» **GOAL OF THE EXERCISE**: Extract the opening line of the entries and every line after it, stopping at and including the line that contains "import * as". Do not include pictures.

----------

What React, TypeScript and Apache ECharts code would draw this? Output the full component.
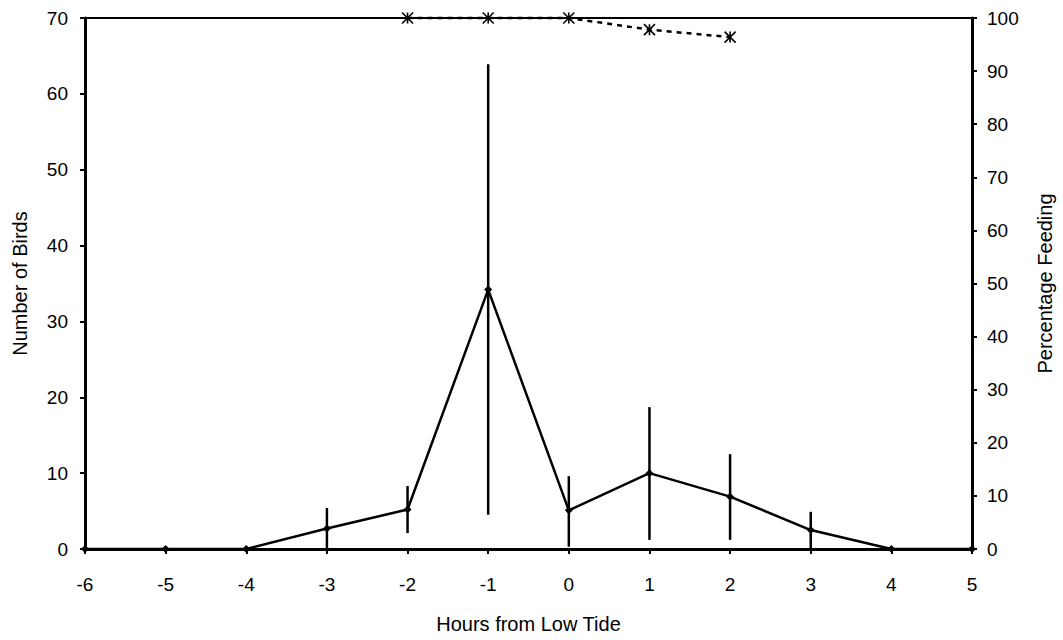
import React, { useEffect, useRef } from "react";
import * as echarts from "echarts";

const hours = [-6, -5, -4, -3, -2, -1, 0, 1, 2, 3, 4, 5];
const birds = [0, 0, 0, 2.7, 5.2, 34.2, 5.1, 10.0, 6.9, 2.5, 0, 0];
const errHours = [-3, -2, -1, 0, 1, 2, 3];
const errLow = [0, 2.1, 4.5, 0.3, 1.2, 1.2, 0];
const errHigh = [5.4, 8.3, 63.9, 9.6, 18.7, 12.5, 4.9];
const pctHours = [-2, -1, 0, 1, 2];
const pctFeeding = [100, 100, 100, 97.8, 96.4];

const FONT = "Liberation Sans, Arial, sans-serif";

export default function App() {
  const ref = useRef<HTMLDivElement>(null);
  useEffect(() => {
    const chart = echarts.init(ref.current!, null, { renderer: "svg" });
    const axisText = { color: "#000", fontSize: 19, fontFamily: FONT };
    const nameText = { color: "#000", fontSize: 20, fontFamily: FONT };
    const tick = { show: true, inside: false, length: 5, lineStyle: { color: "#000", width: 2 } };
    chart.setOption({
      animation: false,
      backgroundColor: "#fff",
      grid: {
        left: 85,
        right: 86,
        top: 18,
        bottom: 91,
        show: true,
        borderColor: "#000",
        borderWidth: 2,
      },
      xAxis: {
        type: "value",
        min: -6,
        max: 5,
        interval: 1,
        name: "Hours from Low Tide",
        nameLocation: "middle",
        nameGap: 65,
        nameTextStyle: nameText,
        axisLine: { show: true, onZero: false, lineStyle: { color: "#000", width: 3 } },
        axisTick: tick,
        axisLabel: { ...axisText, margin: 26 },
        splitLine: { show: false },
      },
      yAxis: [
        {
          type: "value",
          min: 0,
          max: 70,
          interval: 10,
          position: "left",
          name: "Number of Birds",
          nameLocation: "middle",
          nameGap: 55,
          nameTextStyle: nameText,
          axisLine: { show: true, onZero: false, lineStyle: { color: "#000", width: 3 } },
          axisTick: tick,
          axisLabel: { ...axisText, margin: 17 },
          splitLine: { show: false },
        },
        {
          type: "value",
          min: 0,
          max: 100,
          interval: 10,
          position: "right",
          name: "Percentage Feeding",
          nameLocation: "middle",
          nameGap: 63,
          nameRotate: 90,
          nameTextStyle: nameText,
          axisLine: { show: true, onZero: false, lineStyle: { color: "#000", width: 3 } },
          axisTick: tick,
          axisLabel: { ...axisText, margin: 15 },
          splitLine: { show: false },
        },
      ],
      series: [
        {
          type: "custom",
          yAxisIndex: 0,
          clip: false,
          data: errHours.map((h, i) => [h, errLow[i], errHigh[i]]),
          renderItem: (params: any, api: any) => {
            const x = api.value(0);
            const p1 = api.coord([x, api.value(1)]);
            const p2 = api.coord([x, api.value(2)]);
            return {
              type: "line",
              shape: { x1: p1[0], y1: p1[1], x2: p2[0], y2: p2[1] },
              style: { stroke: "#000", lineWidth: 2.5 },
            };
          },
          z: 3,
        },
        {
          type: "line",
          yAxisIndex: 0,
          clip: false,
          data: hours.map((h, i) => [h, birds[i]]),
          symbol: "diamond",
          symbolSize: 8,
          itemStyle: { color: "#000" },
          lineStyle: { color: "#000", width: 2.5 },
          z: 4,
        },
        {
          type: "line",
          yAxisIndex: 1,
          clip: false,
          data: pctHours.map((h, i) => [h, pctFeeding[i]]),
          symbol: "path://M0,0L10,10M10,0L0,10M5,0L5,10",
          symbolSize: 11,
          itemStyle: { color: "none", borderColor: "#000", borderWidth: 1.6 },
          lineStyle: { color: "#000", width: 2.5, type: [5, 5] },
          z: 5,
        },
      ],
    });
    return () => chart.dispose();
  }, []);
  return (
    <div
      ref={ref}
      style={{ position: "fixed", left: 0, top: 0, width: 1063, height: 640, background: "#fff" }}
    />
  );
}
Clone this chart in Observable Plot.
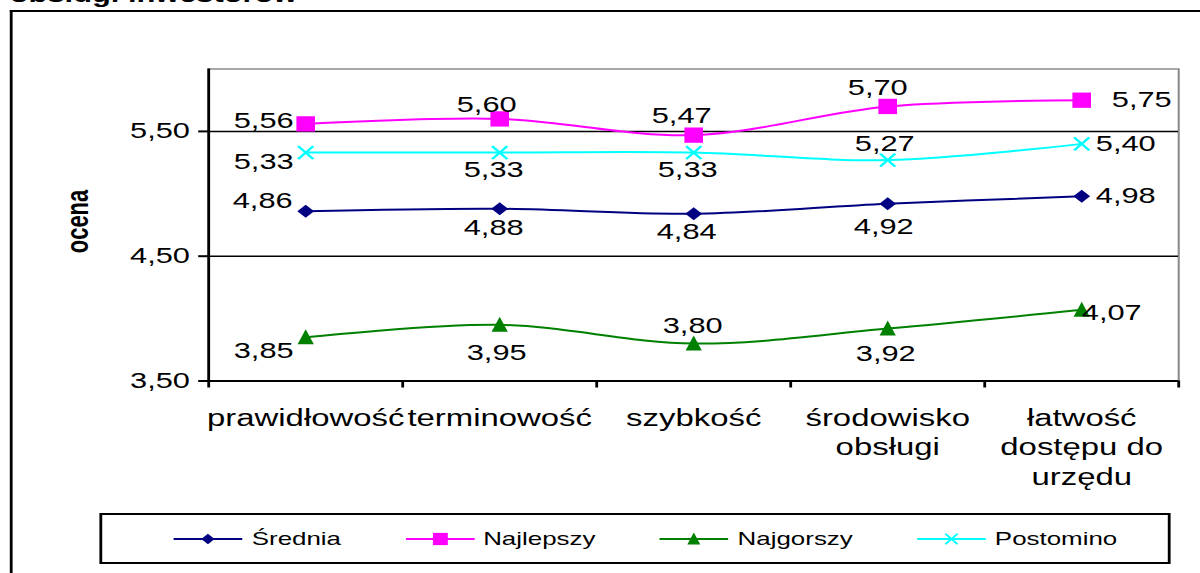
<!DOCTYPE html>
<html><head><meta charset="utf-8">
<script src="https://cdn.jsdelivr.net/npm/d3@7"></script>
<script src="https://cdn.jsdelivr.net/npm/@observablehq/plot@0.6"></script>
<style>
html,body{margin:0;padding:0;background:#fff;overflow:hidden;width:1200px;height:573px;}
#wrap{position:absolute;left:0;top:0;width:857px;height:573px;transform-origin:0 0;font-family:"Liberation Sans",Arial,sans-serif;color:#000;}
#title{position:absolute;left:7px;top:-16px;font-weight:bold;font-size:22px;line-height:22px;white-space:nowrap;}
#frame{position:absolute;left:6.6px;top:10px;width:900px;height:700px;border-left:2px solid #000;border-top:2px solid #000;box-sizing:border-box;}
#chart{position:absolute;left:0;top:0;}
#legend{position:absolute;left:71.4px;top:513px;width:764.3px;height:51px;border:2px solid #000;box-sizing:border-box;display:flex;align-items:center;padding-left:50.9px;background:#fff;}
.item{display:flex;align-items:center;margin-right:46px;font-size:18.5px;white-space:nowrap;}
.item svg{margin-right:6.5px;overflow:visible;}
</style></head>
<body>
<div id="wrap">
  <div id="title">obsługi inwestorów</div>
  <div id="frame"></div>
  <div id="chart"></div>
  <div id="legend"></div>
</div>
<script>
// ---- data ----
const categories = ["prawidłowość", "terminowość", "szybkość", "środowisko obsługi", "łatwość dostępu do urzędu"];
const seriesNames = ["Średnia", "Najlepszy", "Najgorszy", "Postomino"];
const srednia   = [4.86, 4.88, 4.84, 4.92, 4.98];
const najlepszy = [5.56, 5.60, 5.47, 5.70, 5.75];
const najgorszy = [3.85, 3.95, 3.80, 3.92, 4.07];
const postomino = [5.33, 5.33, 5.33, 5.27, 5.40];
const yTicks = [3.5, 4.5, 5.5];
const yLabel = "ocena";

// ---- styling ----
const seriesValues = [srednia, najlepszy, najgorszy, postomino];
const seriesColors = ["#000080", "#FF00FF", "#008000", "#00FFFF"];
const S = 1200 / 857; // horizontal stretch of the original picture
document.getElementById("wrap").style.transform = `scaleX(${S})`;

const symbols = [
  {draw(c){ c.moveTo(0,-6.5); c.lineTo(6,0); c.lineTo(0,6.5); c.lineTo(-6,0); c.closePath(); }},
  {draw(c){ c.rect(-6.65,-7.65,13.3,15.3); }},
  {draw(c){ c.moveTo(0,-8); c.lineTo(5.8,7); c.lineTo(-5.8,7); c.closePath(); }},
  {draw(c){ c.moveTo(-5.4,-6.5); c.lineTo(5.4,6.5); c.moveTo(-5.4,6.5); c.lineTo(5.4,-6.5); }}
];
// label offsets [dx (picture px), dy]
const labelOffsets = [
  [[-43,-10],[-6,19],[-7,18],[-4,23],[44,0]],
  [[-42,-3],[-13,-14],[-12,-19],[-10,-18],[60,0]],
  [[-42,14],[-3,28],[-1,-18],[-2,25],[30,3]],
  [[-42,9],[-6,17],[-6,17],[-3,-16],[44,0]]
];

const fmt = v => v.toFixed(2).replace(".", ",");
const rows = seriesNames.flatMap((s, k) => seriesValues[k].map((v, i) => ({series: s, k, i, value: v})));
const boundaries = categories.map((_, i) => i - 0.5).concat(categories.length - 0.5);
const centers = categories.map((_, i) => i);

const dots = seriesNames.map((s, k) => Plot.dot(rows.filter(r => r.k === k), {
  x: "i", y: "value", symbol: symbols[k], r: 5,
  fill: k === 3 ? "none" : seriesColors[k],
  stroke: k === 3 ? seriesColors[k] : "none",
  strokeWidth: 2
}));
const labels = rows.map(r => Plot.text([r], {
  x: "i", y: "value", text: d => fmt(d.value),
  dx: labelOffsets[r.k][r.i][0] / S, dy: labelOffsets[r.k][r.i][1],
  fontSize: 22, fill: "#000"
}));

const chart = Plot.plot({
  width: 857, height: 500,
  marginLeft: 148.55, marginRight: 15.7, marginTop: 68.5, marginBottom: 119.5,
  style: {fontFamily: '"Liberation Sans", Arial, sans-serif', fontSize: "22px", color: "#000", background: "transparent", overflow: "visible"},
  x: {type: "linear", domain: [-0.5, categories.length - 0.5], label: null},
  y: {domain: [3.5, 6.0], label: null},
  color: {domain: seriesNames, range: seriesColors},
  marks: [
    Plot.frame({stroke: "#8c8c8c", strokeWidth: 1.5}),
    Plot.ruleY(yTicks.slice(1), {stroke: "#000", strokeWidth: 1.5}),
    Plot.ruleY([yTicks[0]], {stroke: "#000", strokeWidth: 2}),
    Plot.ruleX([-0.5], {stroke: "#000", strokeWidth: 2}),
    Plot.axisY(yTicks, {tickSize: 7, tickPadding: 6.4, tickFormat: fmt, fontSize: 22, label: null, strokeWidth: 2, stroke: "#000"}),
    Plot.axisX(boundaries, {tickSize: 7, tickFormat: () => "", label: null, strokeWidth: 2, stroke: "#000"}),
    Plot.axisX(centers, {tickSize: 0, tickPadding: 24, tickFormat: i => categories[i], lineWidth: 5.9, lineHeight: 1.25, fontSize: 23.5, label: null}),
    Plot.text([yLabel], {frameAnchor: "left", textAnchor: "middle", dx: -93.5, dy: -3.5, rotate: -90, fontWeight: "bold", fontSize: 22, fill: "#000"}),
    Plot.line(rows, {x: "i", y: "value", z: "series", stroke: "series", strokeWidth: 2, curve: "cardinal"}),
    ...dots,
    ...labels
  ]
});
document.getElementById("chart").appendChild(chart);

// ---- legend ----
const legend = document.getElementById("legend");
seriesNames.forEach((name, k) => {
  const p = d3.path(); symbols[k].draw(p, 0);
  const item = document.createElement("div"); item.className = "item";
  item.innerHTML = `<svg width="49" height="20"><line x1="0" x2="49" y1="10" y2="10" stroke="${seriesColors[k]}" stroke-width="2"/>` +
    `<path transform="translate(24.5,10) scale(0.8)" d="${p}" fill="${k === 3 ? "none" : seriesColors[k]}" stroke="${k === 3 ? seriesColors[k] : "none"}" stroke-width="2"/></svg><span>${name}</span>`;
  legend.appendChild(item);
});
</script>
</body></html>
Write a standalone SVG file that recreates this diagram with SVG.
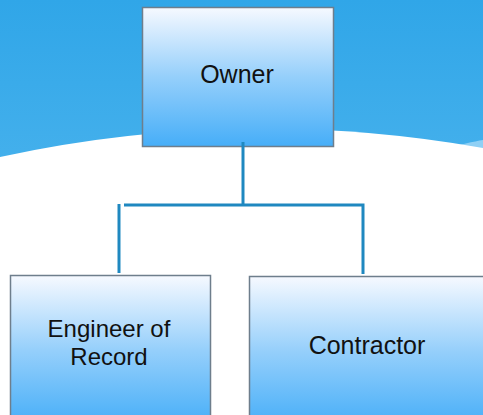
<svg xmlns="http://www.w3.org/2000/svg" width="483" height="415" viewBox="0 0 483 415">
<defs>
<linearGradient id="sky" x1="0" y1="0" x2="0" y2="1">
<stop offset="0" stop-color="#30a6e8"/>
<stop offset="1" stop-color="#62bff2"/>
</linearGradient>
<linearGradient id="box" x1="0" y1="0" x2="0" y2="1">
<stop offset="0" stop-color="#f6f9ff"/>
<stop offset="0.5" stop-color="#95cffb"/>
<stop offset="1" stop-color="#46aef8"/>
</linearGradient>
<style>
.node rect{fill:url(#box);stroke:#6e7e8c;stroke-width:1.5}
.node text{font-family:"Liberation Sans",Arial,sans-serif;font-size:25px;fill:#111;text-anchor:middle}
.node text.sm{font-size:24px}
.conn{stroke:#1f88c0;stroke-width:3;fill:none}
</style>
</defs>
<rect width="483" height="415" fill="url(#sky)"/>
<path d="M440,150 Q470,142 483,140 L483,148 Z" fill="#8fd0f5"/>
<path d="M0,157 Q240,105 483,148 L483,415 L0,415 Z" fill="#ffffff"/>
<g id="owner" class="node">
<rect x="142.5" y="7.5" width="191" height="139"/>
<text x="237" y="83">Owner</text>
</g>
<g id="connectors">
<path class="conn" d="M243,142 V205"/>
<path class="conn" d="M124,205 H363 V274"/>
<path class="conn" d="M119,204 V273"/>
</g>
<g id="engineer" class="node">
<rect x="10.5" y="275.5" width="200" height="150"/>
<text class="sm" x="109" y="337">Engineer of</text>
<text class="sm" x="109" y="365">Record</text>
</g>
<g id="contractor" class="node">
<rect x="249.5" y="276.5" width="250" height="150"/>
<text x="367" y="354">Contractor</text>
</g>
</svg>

----------

» **PROBLEM SOLUTION**:
What React, TypeScript and Apache ECharts code would draw this? Output the full component.
import React, { useEffect, useRef } from "react";
import * as echarts from "echarts";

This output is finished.